Buchtipp : Andrea CAMILLERI, Jagd nach einem Schatten. (Rezension)

Andrea CAMILLERI, Jagd nach einem Schatten.

Sizilien/Biografischer Roman/

 Andrea CAMILLERI: Jagd nach einem Schatten.
Andrea CAMILLERI: Jagd nach einem Schatten. .
(Inseguendo un'ombra., 2014)
197 S., ISBN: 978-3-312-01086-8
München: Nagel & Kimche, 2018
Bewertung
Bewertung: 4 Sterne

Rezension

Religion ist auch eine Philosophie.
Samuel Ben Nissim Abul Farag lebt in einer kleinen jüdischen Gemeinde in Sizilien und ist schwul. Sein Vater, der Rabiner, lehrt ihn alles über die Kabbala - in der Hoffnung, daß Samuel eines Tages ein höhres Amt übernehmen könnte. Doch Samuel hat andere Pläne. Er verkauft die Heiltinkturen, die sein Vater herstellt, teilweise an einen Kräuterhändler. Mit dem Geld will er den kleinen Ort verlassen. Doch ein Diener des herrschenden Adeligen hat sein Versteck entdeckt und will ihn bestehlen. Samuel töten ihn und muß als Konvertit ins Kloster fliehen.
Dort arbeitet er sich mit seinen philisophischen Religionsstudien empor, wird in ein bedeutenderes Kloster versetzt. Der einflußreiche Conte Moncada wird sein Taufpate und gibt ihm seinen Namen.

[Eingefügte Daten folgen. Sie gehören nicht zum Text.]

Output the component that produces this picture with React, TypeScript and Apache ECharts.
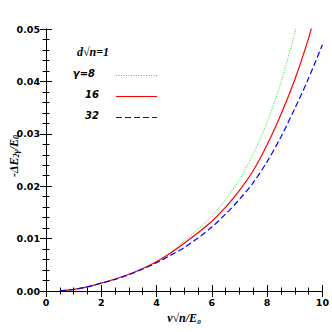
import React, { useEffect, useRef } from "react";
import * as echarts from "echarts";

const vGreen = [0.5, 1, 1.5, 2, 2.5, 3, 3.5, 4, 4.5, 5, 5.5, 6, 6.5, 7, 7.5, 8, 8.5, 9, 9.1];
const eGreen = [0.00002, 0.0003, 0.0008, 0.0015, 0.0023, 0.0032, 0.0043, 0.0057, 0.0074, 0.0095, 0.0118, 0.0143, 0.0175, 0.0213, 0.0262, 0.0322, 0.0398, 0.0492, 0.0515];
const vRed = [0.5, 1, 1.5, 2, 2.5, 3, 3.5, 4, 4.5, 5, 5.5, 6, 6.5, 7, 7.5, 8, 8.5, 9, 9.5, 9.65];
const eRed = [0.00002, 0.0003, 0.0008, 0.0015, 0.0023, 0.0032, 0.0043, 0.0056, 0.0072, 0.0091, 0.0111, 0.0133, 0.0160, 0.0192, 0.0230, 0.0279, 0.0337, 0.0403, 0.0482, 0.0512];
const vBlue = [0.5, 1, 1.5, 2, 2.5, 3, 3.5, 4, 4.5, 5, 5.5, 6, 6.5, 7, 7.5, 8, 8.5, 9, 9.5, 10];
const eBlue = [0.00002, 0.0003, 0.0008, 0.0015, 0.0022, 0.0031, 0.0042, 0.0054, 0.0068, 0.0083, 0.0101, 0.0122, 0.0147, 0.0175, 0.0207, 0.0247, 0.0294, 0.0348, 0.0406, 0.0470];
const xTicks = [0, 2, 4, 6, 8, 10];
const yTicks = [0, 0.01, 0.02, 0.03, 0.04, 0.05];
const legendLabels = ["γ=8", "16", "32"];

const pairs = (xs: number[], ys: number[]) => xs.map((x, i) => [x, ys[i]]);

export default function App() {
  const ref = useRef<HTMLDivElement>(null);
  useEffect(() => {
    if (!ref.current) return;
    const chart = echarts.init(ref.current, undefined, { renderer: "svg" });
    const tickFont = { fontFamily: "DejaVu Sans", fontWeight: "bold" as const, fontSize: 9.5, color: "#000" };
    const baseX = {
      type: "value" as const,
      min: xTicks[0],
      max: xTicks[xTicks.length - 1],
      interval: 2,
      axisLine: { show: true, lineStyle: { color: "#000", width: 1 } },
      axisTick: { show: true, inside: true, length: 6, lineStyle: { color: "#000" } },
      minorTick: { show: true, splitNumber: 4, length: 3.5, lineStyle: { color: "#000" } },
      splitLine: { show: false },
    };
    const baseY = {
      type: "value" as const,
      min: yTicks[0],
      max: yTicks[yTicks.length - 1],
      interval: 0.01,
      axisLine: { show: true, lineStyle: { color: "#000", width: 1 } },
      axisTick: { show: true, inside: true, length: 6, lineStyle: { color: "#000" } },
      minorTick: { show: true, splitNumber: 5, length: 3.5, lineStyle: { color: "#000" } },
      splitLine: { show: false },
    };
    const lx1 = 116, lx2 = 157;
    const legendText = { fontFamily: "DejaVu Sans", fontStyle: "italic", fontWeight: "bold", fontSize: 10, fill: "#000", align: "right", verticalAlign: "middle" };
    chart.setOption({
      animation: false,
      grid: { left: 46, right: 8, top: 29, bottom: 41, containLabel: false },
      xAxis: [
        {
          ...baseX,
          position: "bottom",
          axisLabel: { ...tickFont, margin: 6, formatter: (v: number) => String(v) },
          name: "v√n/E₀",
          nameLocation: "middle",
          nameGap: 20,
          nameTextStyle: { fontFamily: "Liberation Serif", fontStyle: "italic", fontWeight: "bold", fontSize: 12, color: "#000" },
        },
        { ...baseX, position: "top", axisLabel: { show: false } },
      ],
      yAxis: [
        {
          ...baseY,
          position: "left",
          axisLabel: { ...tickFont, margin: 6, formatter: (v: number) => v.toFixed(2) },
        },
        { ...baseY, position: "right", axisLabel: { show: false } },
      ],
      series: [
        {
          type: "line", data: pairs(vGreen, eGreen), showSymbol: false, smooth: 0.3, clip: true,
          lineStyle: { color: "#22dd22", width: 1, type: [1, 1.5] },
        },
        {
          type: "line", data: pairs(vRed, eRed), showSymbol: false, smooth: 0.3, clip: true,
          lineStyle: { color: "#ff0000", width: 1.2, type: "solid" },
        },
        {
          type: "line", data: pairs(vBlue, eBlue), showSymbol: false, smooth: 0.3, clip: true,
          lineStyle: { color: "#0000ff", width: 1.2, type: [6, 3] },
        },
      ],
      graphic: [
        {
          type: "text", x: 14, y: 156, rotation: Math.PI / 2,
          style: {
            text: "{m|-ΔE}{s|2γ}{m|/E}{s|0}",
            align: "center", verticalAlign: "middle",
            rich: {
              m: { fontFamily: "Liberation Serif", fontStyle: "italic", fontWeight: "bold", fontSize: 12, fill: "#000" },
              s: { fontFamily: "Liberation Serif", fontStyle: "italic", fontWeight: "bold", fontSize: 8, fill: "#000", padding: [5, 0, 0, 0] },
            },
          },
        },
        {
          type: "text", x: 77, y: 52,
          style: { text: "d√n=1", fontFamily: "Liberation Serif", fontStyle: "italic", fontWeight: "bold", fontSize: 12, fill: "#000", verticalAlign: "middle" },
        },
        { type: "text", x: 95, y: 73, style: { ...legendText, text: legendLabels[0] } },
        { type: "text", x: 99, y: 94, style: { ...legendText, text: legendLabels[1] } },
        { type: "text", x: 99, y: 115, style: { ...legendText, text: legendLabels[2] } },
        { type: "line", shape: { x1: lx1, y1: 75.5, x2: lx2, y2: 75.5 }, style: { stroke: "#22dd22", lineWidth: 1, lineDash: [1, 1.5] } },
        { type: "line", shape: { x1: lx1, y1: 96.5, x2: lx2, y2: 96.5 }, style: { stroke: "#ff0000", lineWidth: 1.2 } },
        { type: "line", shape: { x1: lx1, y1: 117.5, x2: lx2, y2: 117.5 }, style: { stroke: "#0000ff", lineWidth: 1.2, lineDash: [6, 3] } },
      ],
    });
    return () => chart.dispose();
  }, []);
  return <div ref={ref} style={{ position: "fixed", left: 0, top: 0, width: 332, height: 332, background: "#fff" }} />;
}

Als Guglielmo Raimondo Moncada gelangt er nach Rom an den Hof von Pabst Sixtus IV. Der mächtige Kardinal Cybo wird sein Förderer, Samuel erhält Privilegien und Pfründe. Er scheint am Gipfel des Möglichen angelangt zu sein, bis er wegen eines schweren Verbrechens - das historisch nie genau geklärt werden konnte - aus Rom fliehen muß.
Ein Jahr verbringt er in Deutschland, doch dann zieht es ihn wieder zurück nach Italien. In Florenz wird er als Flavio Mitridate Lehrer des späteren Philosophen Pico della Mirandola, für den er die Kabbale übersetzt. Schließlich geht er zurück nach Sizilien, wo sich seine Spur verliert.
Andrea CAMILLERI ist im deutschsprachigen Raum vor allem für seine Krimiserie mit dem sizilianischen Commissario Montalbano bekannt. Aber der sehr produktive Autor beschäftigt sich auch mit der Geschichte Siziliens, insbesondere zur Zeit des Faschismus, und mit den Verhältnissen in Sizilien. Eine seiner Leidenschaften ist das Schreiben biographischer Romane, in denen er nach ausgiebiger historischer Recherche Porträts von Personen präsentiert, die eher unbekannt oder vergessen sind. Ein Beispiel ist etwa das Porträt von Donna Eleonora di Mora, die 1677 für 27 Tage als Frau spanischer Vizekönig in Sizilien war.
Fazit: Die Person von Samuel Ben Nissim Abul Farag alias Guglielmo Raimondo Moncada alias Flavio Mitridate bleibt unfassbar. Wohin wollte er? War es mehr als ein Leben als bedeutender Philosoph und Religionswissenschaftler? Und als er den ihm möglichen höchsten Gipfel erklommen hatte, warf er alles weg. Trotz zahlreicher Bibliographien bleibt die Person im Dunkeln. Camillieri versucht, sie mit den Mitteln des Roman aufzuhellen, wie er in einigen Einschüben erklärt. Aber eine literarische Aufhellung wäre wohl zu viel Spekulation gewesen.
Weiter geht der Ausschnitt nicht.